Lewat surat gembalanya, Bapa Uskup mengajak segenap umat Katolik untuk memerangi perdagangan orang. “Perdagangan manusia adalah “satu dari antara kejahatan kemanusiaan yang paling besar, yang langsung berlawanan dengan cita-cita kesejahteraan bersama”, tandas Bapa Kardinal. Pihak-pihak yang rentan menjadi korban eksploitasi dan praktik perdagangan manusia adalah sesama saudara yang paling miskin, difabel, kaum wanita dari segala usia dan anak-anak, kaum migran, pengungsi dan sesama saudara yang berasal dari keluarga yang tidak harmonis. “Bagi Gereja, perdagangan orang dan penyelundupan migran adalah “kriminal dan dosa berat karena melecehkan serta merusak martabat manusia”, tandas Bapa Kardinal. Atau seperti dikatakan oleh Paus Fransiskus, bahwa praktik perdagangan orang merupakan luka serius dalam masyarakat dan Gereja sebagai Tubuh Kristus (Konferensi Internasional melawan Perdagangan Manusia,10 April, 2014).

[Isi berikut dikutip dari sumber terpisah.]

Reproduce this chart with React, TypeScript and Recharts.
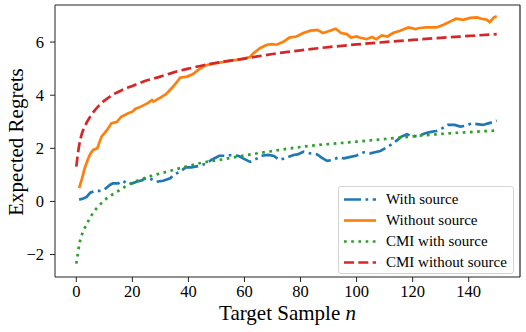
import React from "react";
import { LineChart, Line, XAxis, YAxis, Label, Legend } from "recharts";

// target sample index / value pairs
const withSourceN = [1, 2.5, 3.7, 5, 6.7, 8.5, 10, 12, 13, 15, 16.5, 18, 20, 21.5, 23.5, 25, 27, 28.5, 31, 33.5, 35, 37, 39, 41, 43.5, 46, 48.5, 51, 53, 55.5, 58, 59.5, 62, 64.5, 66, 68.5, 70.5, 72.5, 75, 77.5, 79, 81, 83.5, 86, 87.5, 89.5, 91.5, 93.5, 95.5, 97.5, 100, 102.5, 105, 106.5, 108.5, 110.5, 112.5, 114.5, 116, 118, 119.5, 122, 124.5, 127, 128.5, 130.5, 132.5, 135, 137, 139, 141, 143, 145, 147, 149, 150];
const withSourceY = [0.07, 0.11, 0.17, 0.33, 0.4, 0.4, 0.45, 0.62, 0.68, 0.68, 0.78, 0.68, 0.68, 0.74, 0.8, 0.89, 0.83, 0.74, 0.78, 0.87, 1.02, 1.12, 1.28, 1.28, 1.33, 1.41, 1.58, 1.72, 1.72, 1.75, 1.71, 1.62, 1.49, 1.62, 1.72, 1.75, 1.71, 1.56, 1.65, 1.75, 1.77, 1.87, 1.81, 1.77, 1.65, 1.53, 1.56, 1.66, 1.62, 1.67, 1.73, 1.85, 1.81, 1.85, 1.9, 2.02, 2.15, 2.31, 2.44, 2.53, 2.46, 2.46, 2.57, 2.63, 2.65, 2.75, 2.88, 2.88, 2.82, 2.85, 2.94, 2.91, 2.88, 2.94, 3.0, 3.05];

const withoutSourceN = [1, 2, 3, 4, 5, 6, 7.5, 9, 11, 12.5, 14.5, 16, 18.5, 20, 21, 23, 25.5, 27, 27.5, 30, 32, 34, 36, 37, 39.5, 41.5, 43.5, 46, 48, 50, 53, 56, 59, 62, 63, 65.5, 68, 70, 71.5, 74, 76, 78.5, 81, 83.5, 86, 88, 90.5, 92.5, 94.5, 96.5, 98, 100, 101, 103.5, 105.5, 107, 109, 111, 113, 115.5, 118.5, 121, 122.5, 125, 128.5, 131, 133.5, 135.5, 138, 140.5, 143, 144.5, 146.5, 147.5, 149, 150];
const withoutSourceY = [0.5, 0.85, 1.25, 1.55, 1.8, 1.94, 2.0, 2.44, 2.69, 2.94, 3.0, 3.19, 3.32, 3.38, 3.48, 3.57, 3.7, 3.82, 3.76, 3.91, 4.04, 4.26, 4.51, 4.66, 4.7, 4.79, 4.95, 5.12, 5.17, 5.21, 5.26, 5.31, 5.36, 5.44, 5.56, 5.77, 5.9, 5.92, 5.9, 6.02, 6.17, 6.21, 6.34, 6.43, 6.46, 6.34, 6.43, 6.5, 6.34, 6.3, 6.17, 6.21, 6.17, 6.11, 6.19, 6.11, 6.25, 6.21, 6.34, 6.43, 6.55, 6.49, 6.53, 6.55, 6.55, 6.65, 6.78, 6.88, 6.84, 6.91, 6.93, 6.88, 6.84, 6.75, 6.93, 6.97];

const cmiWithN = [0, 0.5, 1, 1.5, 2, 3, 4, 5, 6, 7, 8, 10, 12, 14, 16, 18, 20, 23, 27, 32, 38, 45, 52, 60, 70, 80, 90, 100, 110, 120, 130, 140, 150];
const cmiWithY = [-2.34, -2.0, -1.65, -1.42, -1.25, -1.0, -0.79, -0.6, -0.43, -0.29, -0.17, 0.04, 0.2, 0.33, 0.46, 0.59, 0.7, 0.83, 0.97, 1.11, 1.28, 1.46, 1.58, 1.73, 1.9, 2.05, 2.16, 2.25, 2.35, 2.45, 2.54, 2.61, 2.67];

const cmiWithoutN = [0, 1, 2, 3, 5, 8, 12, 16, 20, 25, 30, 35, 40, 45, 50, 60, 70, 80, 90, 100, 110, 120, 130, 140, 150];
const cmiWithoutY = [1.31, 2.1, 2.55, 2.82, 3.2, 3.6, 3.95, 4.18, 4.35, 4.55, 4.7, 4.87, 5.0, 5.12, 5.22, 5.38, 5.55, 5.69, 5.81, 5.91, 6.0, 6.08, 6.16, 6.23, 6.3];

const xTicks = [0, 20, 40, 60, 80, 100, 120, 140];
const yTicks = [-2, 0, 2, 4, 6];
const xDomain = [-7.6, 158.3];
const yDomain = [-2.845, 7.396];

const FONT = '"Liberation Serif", "Times New Roman", serif';
const LW = 2.7;
const SPINE = "#222";
const W = 526;
const H = 332;
const MARGIN = { top: 4, right: 5, left: 0, bottom: 0 };
const Y_AXIS_W = 55;
const X_AXIS_H = 55;

const toRows = (n: number[], y: number[]) => n.map((v, i) => ({ n: v, y: y[i] }));

// the red curve sits on the top/right axes (same domains) so those axes are in use and draw the frame
const series = [
  { name: "With source", color: "#1f77b4", dash: "17 4.5 2.7 4.5", data: toRows(withSourceN, withSourceY), curve: "linear", xId: 0, yId: 0 },
  { name: "Without source", color: "#ff7f0e", dash: undefined, data: toRows(withoutSourceN, withoutSourceY), curve: "linear", xId: 0, yId: 0 },
  { name: "CMI with source", color: "#2ca02c", dash: "2.7 4.5", data: toRows(cmiWithN, cmiWithY), curve: "monotone", xId: 0, yId: 0 },
  { name: "CMI without source", color: "#d62728", dash: "10 4.3", data: toRows(cmiWithoutN, cmiWithoutY), curve: "monotone", xId: "top", yId: "right" },
];

const minus = (v: number) => String(v).replace("-", "\u2212");

function XTick({ x, y, payload }: any) {
  return (
    <text x={x} y={y} dy="0.7em" textAnchor="middle" fontFamily={FONT} fontSize={16.5} fill="#000">
      {minus(payload.value)}
    </text>
  );
}

function YTick({ x, y, payload }: any) {
  return (
    <text x={x} y={y} dy="0.33em" textAnchor="end" fontFamily={FONT} fontSize={16.5} fill="#000">
      {minus(payload.value)}
    </text>
  );
}

function LegendBox() {
  return (
    <div
      style={{
        width: 174,
        height: 84,
        border: "1px solid #d4d4d4",
        borderRadius: 3,
        background: "rgba(255,255,255,0.85)",
        fontFamily: FONT,
        fontSize: 15,
        color: "#000",
        paddingTop: 2,
        boxSizing: "content-box",
      }}
    >
      {series.map((s) => (
        <div key={s.name} style={{ display: "flex", alignItems: "center", height: 21 }}>
          <svg width={32} height={21} style={{ marginLeft: 5, marginRight: 10, flex: "none" }}>
            <line x1={0} x2={32} y1={10.5} y2={10.5} stroke={s.color} strokeWidth={LW} strokeDasharray={s.dash} />
          </svg>
          <span style={{ lineHeight: "21px", whiteSpace: "nowrap" }}>{s.name}</span>
        </div>
      ))}
    </div>
  );
}

function XTitle(props: any) {
  const vb = props.viewBox || { x: 55, width: 465 };
  return (
    <text x={vb.x + vb.width / 2} y={320} textAnchor="middle" fontFamily={FONT} fontSize={21} fill="#000">
      Target Sample <tspan fontStyle="italic">n</tspan>
    </text>
  );
}

function YTitle(props: any) {
  const vb = props.viewBox || { y: 5, height: 272 };
  const cy = vb.y + vb.height / 2 + 1;
  return (
    <text x={23} y={cy} transform={`rotate(-90, 23, ${cy})`} textAnchor="middle" fontFamily={FONT} fontSize={21} fill="#000">
      Expected Regrets
    </text>
  );
}

export default function App() {
  return (
    <div style={{ width: W, height: H, background: "#fff", fontFamily: FONT }}>
      <style>{"body{margin:0}"}</style>
      <LineChart width={W} height={H} margin={MARGIN}>
        <XAxis
          dataKey="n"
          type="number"
          domain={xDomain}
          ticks={xTicks}
          allowDataOverflow
          height={X_AXIS_H}
          tick={<XTick />}
          tickSize={5}
          tickMargin={3}
          stroke={SPINE}
          tickLine={{ stroke: SPINE }}
        >
          <Label content={XTitle} />
        </XAxis>
        <XAxis
          xAxisId="top"
          orientation="top"
          dataKey="n"
          type="number"
          domain={xDomain}
          allowDataOverflow
          height={1}
          tick={false}
          tickLine={false}
          axisLine={{ stroke: SPINE, strokeWidth: 1.2 }}
        />
        <YAxis
          type="number"
          domain={yDomain}
          ticks={yTicks}
          allowDataOverflow
          width={Y_AXIS_W}
          tick={<YTick />}
          tickSize={5}
          tickMargin={6}
          stroke={SPINE}
          tickLine={{ stroke: SPINE }}
        >
          <Label content={YTitle} />
        </YAxis>
        <YAxis
          yAxisId="right"
          orientation="right"
          type="number"
          domain={yDomain}
          allowDataOverflow
          width={1}
          tick={false}
          tickLine={false}
          axisLine={{ stroke: SPINE, strokeWidth: 1.2 }}
        />
        {series.map((s) => (
          <Line
            key={s.name}
            data={s.data}
            dataKey="y"
            name={s.name}
            xAxisId={s.xId}
            yAxisId={s.yId}
            type={s.curve as any}
            stroke={s.color}
            strokeWidth={LW}
            strokeDasharray={s.dash}
            dot={false}
            activeDot={false}
            isAnimationActive={false}
          />
        ))}
        <Legend
          layout="horizontal"
          align="center"
          verticalAlign="middle"
          content={() => <LegendBox />}
          wrapperStyle={{ left: 338, top: 186, width: 176, height: 88, bottom: "auto", right: "auto" }}
        />
      </LineChart>
    </div>
  );
}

Kerja, Membangun “religius kultural” kiranya menjadi komitmen kita untuk mengusahakan hidup yang layak bagi semua makhluk, baik manusia dan alam semesta. Kita belajar menjadi saudara bagi semua orang tanpa ada praktik diskriminatif. Santa Teresa dari Kalkuta menjadi kudus di tengah orang-orang kecil. Dia membenarkan kata-kata St. Irenius, Gloria Dei Homo Vivens, atau ‘Kemuliaan Allah ada dalam diri manusia yang hidup. Semoga kitapun bisa menjadi anakanak Santa Teresa Kalkuta yang berani berkata juga, "Aku hanyalah sebuah pensil kecil di tangan Allah, Sang Penulis, yang sedang mengirimkan surat cinta-Nya kepada dunia." Dan hari ini, “Allah sedang menanti hasil tulisan/gambarmu di penghujung hari ini” (Sta.Teresa Kalkuta).